UAEが外資規制を緩和、投資呼び込む

AP Photo / Kamran Jebreili

 アラブ首長国連邦(UAE)は、世界的な地位を高め、外国からの投資を呼び込む施策の一環として外資規制を緩和、撤廃する。11月23日に国営メディアが報じた。
 
 新型コロナウイルスの世界的な流行による経済的な悪影響を受けているなか、7つの首長国から構成されるUAEにとって今回の変革は衝撃的な動きの表れだ。

 11月初めにはイスラム法典の一連の改正が発表された。これにより未婚カップルの同棲が認められるようになったほか、女性保護で改善がみられ、アルコール消費の制限緩和がなされた。総人口900万人のうち外国人が800万人を占めるUAEだが、同国のイスラム法は時に、世界進出をはかろうとする同国の自由なイメージとはかけ離れた存在だった。

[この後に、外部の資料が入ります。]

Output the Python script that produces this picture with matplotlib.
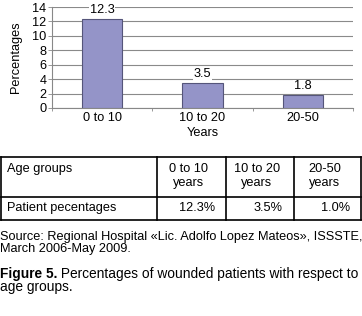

 UAEでこれほど劇的な変化が起きたのは、万博で同国を訪れる2500万の人々を迎え入れるために数十億ドルの支出がなされたときだった。ただ万博は、パンデミックを理由として2021年に延期されている。また、アメリカの仲介でイスラエルとの国交が正常化されたことを受け、ドバイとアブダビの沿岸都市でビジネスを立ち上げ、アパートを購入してくれる外国人の一団にイスラエルが加わることをUAEは期待している。とくに、低迷する不動産市場の影響でパンデミック前から経済低迷の危機にあえいでいたドバイは、外国資本と旅行客の流入を強く求めている。そして新型コロナウイルスは、観光、ホスピタリティ、航空業界に多くを依存しているUAEの経済に深刻な影響をもたらした。

 会社法を改正する今回の大統領令について、国営メディアWAMは「企業やプロジェクトの魅力ある投資先として、UAEの中東地域そして世界での主導的な地位の強化」につながると報じている。

 同メディアによると、一連の改革により、外国の起業家や投資家は現地企業の出資の有無にかかわらず会社を設立できるようになる。長らくフリーゾーン域外で49%という出資上限が課されていた多くの国外居住者にとって、この改正は歓迎されている。また、UAE国民が取締役の過半数を占め、オンショア企業の会長を務めることを義務付ける規制も法改正により撤廃された。株式公開を希望する企業の場合、売り出し可能な株式の割合が現行の最大30%から70%に引き上げられた。

 この改正によって、国内全域に設けられている45のフリーゾーンの魅力は確実に低下する。この地域では、現地雇用に関する規制を回避し、完全な外資保有を維持したいと考えている人々が事業を立ち上げていた。

 また、名目上の企業パートナーとして生計を立てていた多くのUAE国民を含め、長年にわたって不労所得を得ていた人々にとっては大きな打撃となった。それでも、国内で反対運動が起きるとは誰も考えていない。UAE国民の約8割が公的部門の仕事に従事し、相当の給与と補助金を受け取っている。世襲制で統治されている首長国において、政府の方針を厳守しているのだ。政党や労働組合の設立はいまだに違法となっている。

 ナショナル紙は外資規制の変更が半年以内に施行されると述べ、今回の大統領令を詳しく報じた。また、企業が制度改正に対応するまでには丸1年を要する可能性があるとしている。